夏の読書2022 ”約束された移動”と”ガルシア・マルケス中短編傑作選”

たまたま新聞の書評で懐かしい作家名を見つけ購入した、ガルシア・マルケスの”ガルシア・マルケス中短編傑作選”。学生時代に”族長の秋”を手にしたが、何度読み返しても理解が追いつかず、途中でやめてしまった。彼の名は、いつか再び読んでみたい作家として心に残っていた。書店に届いたとの知らせで行った際、店主の薦めで一緒に買ってきたのが、小川洋子の”約束された移動”(2冊とも河出書房新社刊)。

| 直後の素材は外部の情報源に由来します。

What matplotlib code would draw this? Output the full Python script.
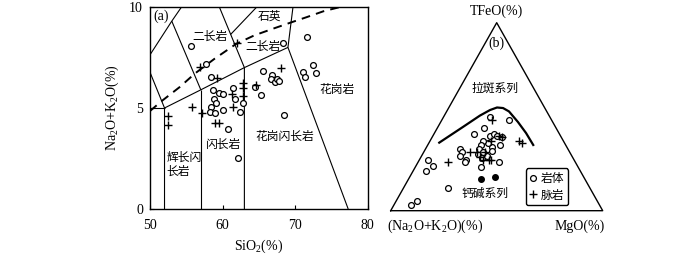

どちらもまだ読み始めたばかりなのだが、不思議なことが起きた。

短編とはいえ40年間シコリを残したままの作家を夜遅くから読み始めるのはしんどい。とりあえず”約束された移動”に手をつけた。こちらも6つの小品を集めた短編集。冒頭にタイトル作品が登場する。今は落ちぶれているが、若い時微笑むギリシャ彫刻ともてはやされた映画俳優の影をホテルの客室係である私が追い続ける記録とでもいうような内容。その冒頭にスイートルームの書棚から消えた本として、ガルシア・マルケス『無垢なエレンディラと無情な祖母の信じがたい悲惨の物語』が現れる。もしかしてと思い、”中短編傑作選”の目次をめくると、なんと載っている。これも何かの運命、約束された移動?。
もちろん、”約束された移動”を読み終えるとすぐに、”無垢な”を読んだ。おかげで今朝は少々寝不足だ。